First problem. Ammeter wired backwards?

Second problem ignition switch is not cutting off power to the coil/points sounds like.
With ignition off check voltage on + side of coil. should be about 6 v with points closed and 12V with points open.
 
yes on thresherman about the ballast resistor. If you read 12V on the + side of the coil with the points closed then you either need a ballast resistor or a coil with internal resistor. Napa has em for about $18. And the easiest fix for that.
 
First of all, your ammeter is wired backwards. REVERSE the leads.

Secondly, if the alternator is fairly new, obviously, someone didn't wire it up right. If you have a ONE WIRE ALTERNATOR - the single lead goes to the SOURCE SIDE OF THE AMMETER.

Is the tractor wired for positive or negative ground? With the alternator, people usually run these negative ground. THUS, the coil wires should be REVERSED.
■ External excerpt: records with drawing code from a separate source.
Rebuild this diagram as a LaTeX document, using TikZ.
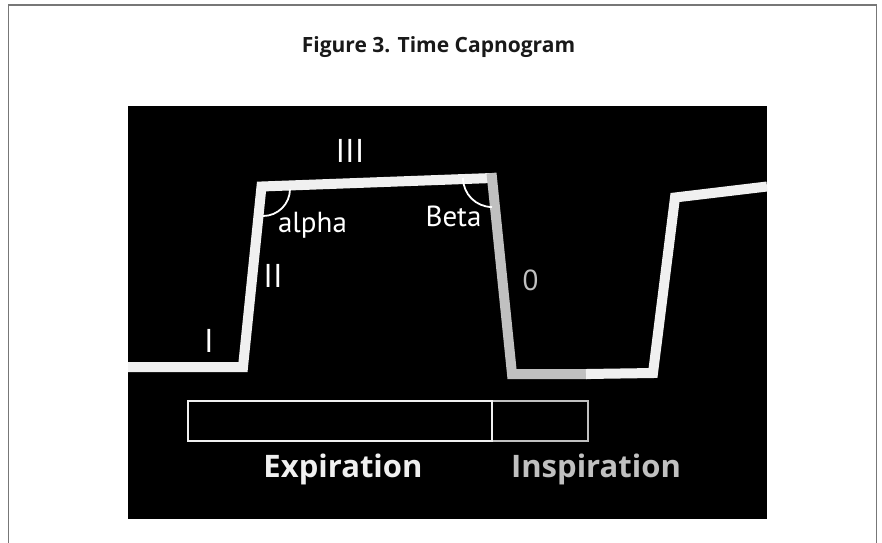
\documentclass[tikz,border=0pt]{standalone}
\usepackage{fontspec}
\setmainfont{PT Sans}
\newfontfamily\headfont{Open Sans}
\definecolor{trace}{HTML}{F0F0F0}
\definecolor{insp}{HTML}{C0C0C0}
\definecolor{frameline}{HTML}{777777}
\begin{document}
\begin{tikzpicture}[x=1pt,y=-1pt,
  trace/.style={draw=trace,line width=10pt,line join=miter},
  insptrace/.style={draw=insp,line width=10pt,line join=miter,line cap=rect},
  angle/.style={draw=white,line width=1.8pt},
  phase/.style={text=white,font=\fontsize{33}{33}\selectfont,anchor=base},
  anglab/.style={text=white,font=\fontsize{29}{29}\selectfont,anchor=base},
  barlab/.style={font=\headfont\bfseries\fontsize{31}{31}\selectfont,anchor=base},
  bar/.style={line width=2pt}]
\useasboundingbox (0,0) rectangle (882,542);
\fill[white] (0,0) rectangle (882,542);
% page frame (open at the bottom)
\draw[frameline,line width=1.5pt] (8.5,545) -- (8.5,5) -- (876.5,5) -- (876.5,545);
% title
\node[font=\headfont\bfseries\fontsize{21}{21}\selectfont,text=black!90,anchor=base] (title) at (438.5,52) {Figure 3. Time Capnogram};
% plot area
\fill[black] (128,106) rectangle (767,519);
% waveform vertices
\coordinate (p0) at (128,367);
\coordinate (p1) at (243,367);
\coordinate (p2) at (261.5,186.5);
\coordinate (p3) at (492,178);
\coordinate (p4) at (512,374);
\coordinate (p5) at (586,374);
\coordinate (p6) at (653,373);
\coordinate (p7) at (675,197.5);
\coordinate (p8) at (767,186.5);
\draw[trace] (p0) -- (p1) -- (p2) -- (p3);
\draw[insptrace] (p3) -- (p4) -- (p5);
\draw[trace] (p5) -- (p6) -- (p7) -- (p8);
% angle markers
\draw[angle] (290,189) arc[start angle=0,end angle=-90,radius=27pt];
\draw[angle] (463,178) arc[start angle=180,end angle=270,radius=29pt];
% phase labels
\node[phase] (ph1) at (209,352) {I};
\node[phase] (ph2) at (273,287) {II};
\node[phase] (ph3) at (350,162) {III};
\node[anglab] (alpha) at (312.5,232) {alpha};
\node[anglab] (beta) at (453.5,226) {Beta};
\node[anglab,text=insp] (zero) at (530.5,290) {0};
% expiration / inspiration bars
\draw[bar,draw=insp] (492,401) rectangle (588,441);
\draw[bar,draw=trace] (188,401) rectangle (492,441);
\node[barlab,text=trace] (exp) at (343,477) {Expiration};
\node[barlab,text=insp] (insp) at (596,477) {Inspiration};
\end{tikzpicture}
\end{document}
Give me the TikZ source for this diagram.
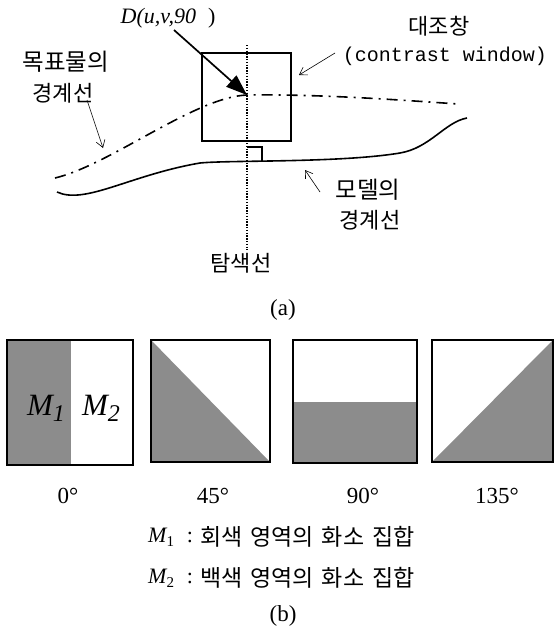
\documentclass[tikz,border=0pt]{standalone}
\usepackage{fontspec}
\setmainfont{Liberation Serif}
\newfontfamily\kr{Noto Sans CJK KR}
\newfontfamily\mono{Liberation Mono}
\usetikzlibrary{arrows.meta}
\begin{document}
\begin{tikzpicture}[x=1pt,y=-1pt,
  lbl/.style={inner sep=0pt, font=\kr\fontsize{22}{24}\selectfont},
  biglbl/.style={inner sep=0pt, font=\kr\fontsize{23.5}{26}\selectfont},
  rm/.style={inner sep=0pt, font=\fontsize{23}{26}\selectfont},
  legend/.style={inner sep=0pt, anchor=west, font=\kr\fontsize{23}{26}\selectfont},
  thinarrow/.style={-{Straight Barb[length=7pt,width=9pt]}, line width=0.6pt},
  sqbox/.style={draw, line width=2.4pt},
  shade/.style={fill=black!45},
  targetline/.style={line width=1.6pt, dash pattern=on 11pt off 6pt on 2pt off 6pt},
  modelline/.style={line width=1.6pt},
  searchline/.style={line width=1.4pt, dash pattern=on 1.4pt off 1.4pt}]
\useasboundingbox (0,0) rectangle (555,635);

% ---------- (a) ----------
\node[inner sep=0pt, font=\fontsize{22}{24}\selectfont] (D) at (168,18) {\itshape D(u,v,90\hspace{12pt}\upshape)};
\node[lbl] (dj) at (439,26) {대조창};
\node[inner sep=0pt, font=\mono\fontsize{20}{22}\selectfont] (cw) at (445,56) {(contrast window)};
\node[biglbl] (tb1) at (66,62) {목표물의};
\node[lbl] (tb2) at (63,93) {경계선};
\node[biglbl] (mb1) at (368,190) {모델의};
\node[lbl] (mb2) at (370,220) {경계선};
\node[lbl] (ts) at (241,263) {탐색선};
\node[rm] (a) at (283,310) {(a)};

% contrast window
\draw[line width=1.4pt] (202,53) rectangle (291,141);
% search line
\coordinate (st) at (247,45);
\coordinate (sb) at (247,250);
\draw[searchline] (st) -- (sb);
% target boundary
\coordinate (P) at (247,95);
\draw[targetline] (55,178) .. controls (110,165) and (195,97) .. (P) .. controls (320,94) and (400,100) .. (458,104);
% model boundary
\draw[modelline] (57,192) .. controls (85,205) and (130,175) .. (200,163) .. controls (230,160) and (340,163) .. (400,153) .. controls (430,148) and (445,122) .. (467,118);
% right angle mark
\draw[line width=1.2pt] (247,147) -- (262,147) -- (262,162);
% D arrow
\coordinate (Ds) at (174,30);
\draw[line width=1.7pt, -{Triangle[length=21pt,width=15pt]}] (Ds) -- (P);
% thin arrows
\coordinate (c1) at (335,53); \coordinate (c2) at (299,75);
\draw[thinarrow] (c1) -- (c2);
\coordinate (t1) at (87,100); \coordinate (t2) at (103,148);
\draw[thinarrow] (t1) -- (t2);
\coordinate (m1) at (320,192); \coordinate (m2) at (305,170);
\draw[thinarrow] (m1) -- (m2);

% ---------- (b) ----------
% box 0
\fill[shade] (7,340) rectangle (71,465);
\draw[sqbox] (7,340) rectangle (133,465);
\node[inner sep=0pt, font=\itshape\fontsize{31}{31}\selectfont] (M1) at (46,408) {M\raisebox{-6pt}{\fontsize{24}{24}\selectfont 1}};
\node[inner sep=0pt, font=\itshape\fontsize{31}{31}\selectfont] (M2) at (101,408) {M\raisebox{-6pt}{\fontsize{24}{24}\selectfont 2}};
% box 45
\fill[shade] (151,340) -- (151,462) -- (270,462) -- cycle;
\draw[sqbox] (151,340) rectangle (270,462);
% box 90
\fill[shade] (293,402) rectangle (417,463);
\draw[sqbox] (293,340) rectangle (417,463);
% box 135
\fill[shade] (432,462) -- (553,340) -- (553,462) -- cycle;
\draw[sqbox] (432,340) rectangle (553,462);

\node[rm] (d0) at (68,496) {0°};
\node[rm] (d45) at (213,496) {45°};
\node[rm] (d90) at (363,496) {90°};
\node[rm] (d135) at (497,496) {135°};

\node[inner sep=0pt, anchor=west, font=\fontsize{22}{24}\selectfont] (l1m) at (148,537) {\itshape M\upshape\raisebox{-4pt}{\fontsize{15}{15}\selectfont 1}};
\node[inner sep=0pt, font=\fontsize{22}{24}\selectfont] (l1c) at (190,537) {:};
\node[legend] (l1t) at (200,537) {회색\hspace{8pt}영역의\hspace{8pt}화소\hspace{8pt}집합};
\node[inner sep=0pt, anchor=west, font=\fontsize{22}{24}\selectfont] (l2m) at (148,578) {\itshape M\upshape\raisebox{-4pt}{\fontsize{15}{15}\selectfont 2}};
\node[inner sep=0pt, font=\fontsize{22}{24}\selectfont] (l2c) at (190,578) {:};
\node[legend] (l2t) at (200,578) {백색\hspace{8pt}영역의\hspace{8pt}화소\hspace{8pt}집합};
\node[rm] (b) at (283,616) {(b)};
\end{tikzpicture}
\end{document}
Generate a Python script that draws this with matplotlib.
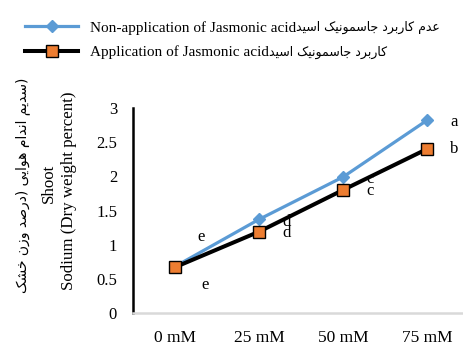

Lastly, an engine that kills itself for no apparent reason after running fine for a while indicates a condenser problem. Replace condenser. (Either that - OR you have a FUEL PROBLEM, which would be that the carb is running out of gas at higher rpms - to fix, clean tank, replace sediment bowl strainer, and make sure carb has a steady flow of fuel)
 
is this the resistor? As for the ground, it's neg. I think it's getting plenty of fuel. The tractor smokes quite a bit when it comes back to life. I'll change the condenser first. I think it's a 12v coil. It's identical to the one on my 12v W6. I guess this don't sound as serious as I thought. I think I'll start putzing with it tonight, yet. Thanks Guys! - Mike
PhotoMoto0056.jpg
 
It sounds like to me that your electrical system has been changed from Positive ground to Negative ground. IF so you will have to reverse the leads on the amp meter as well as on the coil. This would explain the engine cutting out at 3/4 throttle.